When Depression came, threatening to obliterate the US economy in the 1930s, we saw the Social Security Act, Emergency Banking Act, the Fair Labor Standards Act, the Agricultural Adjustment Act, the National Industrial Recovery Act among several other Laws which were all Legal frameworks designed to breathe life into the ‘New Deal’ vision of the remarkable President F. D Roosevelt. The US Congress recognized the urgency of the times and did not constitute itself as a clog to the people’s recovery; neither did any member of its judiciary derail the recovery efforts of the administration with reactionary law interpretations.

Yes, none of these instances have made the respective Countries become fully challenge-free; but the alignment and support of the Legal Order had helped in making the countries far better off than they would have been had the Legal Order used Law making or Interpretation to delay, or obstruct the progresses made.
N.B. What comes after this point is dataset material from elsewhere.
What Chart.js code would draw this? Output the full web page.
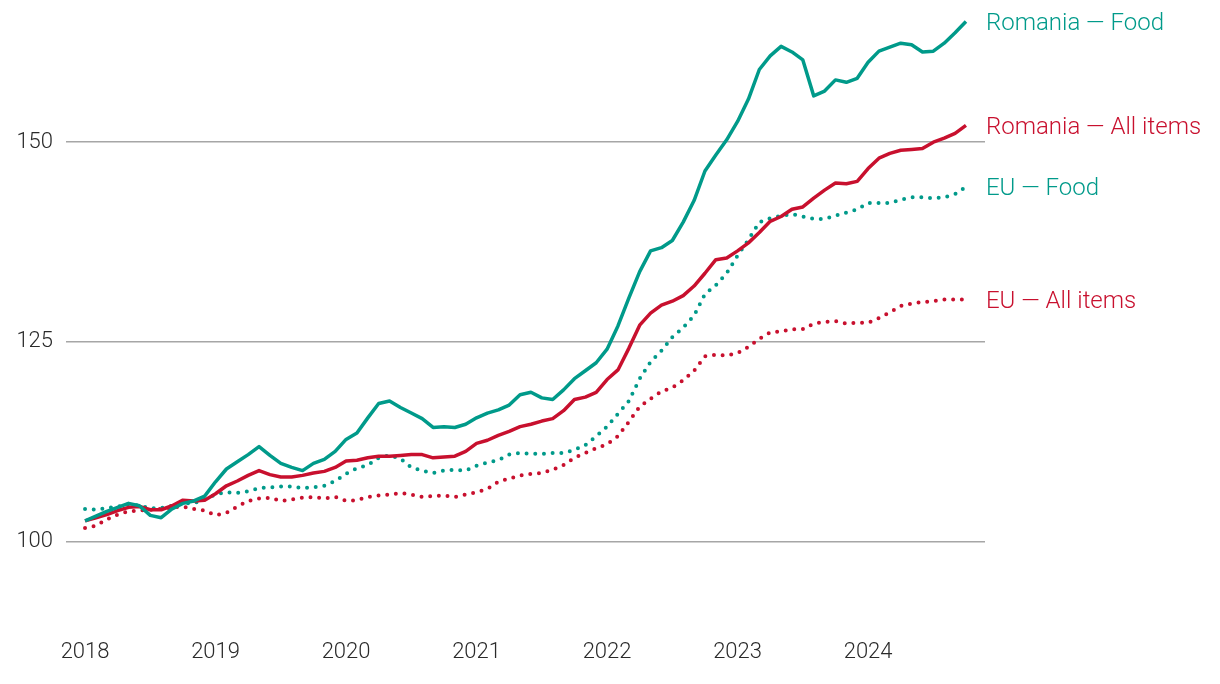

So, for sustainable progress, Law must always be remodeled to align with the pressing expectations of the people it serves. And now that a new agenda to reverse decades-old decadence is unfolding in Nigeria, the Nation’s Legal System must brace up to the reality of changing times and the legitimate expectations of the people that must be met. With the leadership promised to be provided by the Law enforcement foot of the tripod, the Law-making and Law-interpretation foots must align themselves, to ensure that never again would any foot super-intend the making, enforcement or interpretation of Laws that deepen citizens’ experiences with socio-economic, political and electoral injustices. The Law must not be exploited to abort the legitimate rebirth now being earnestly awaited for the Country.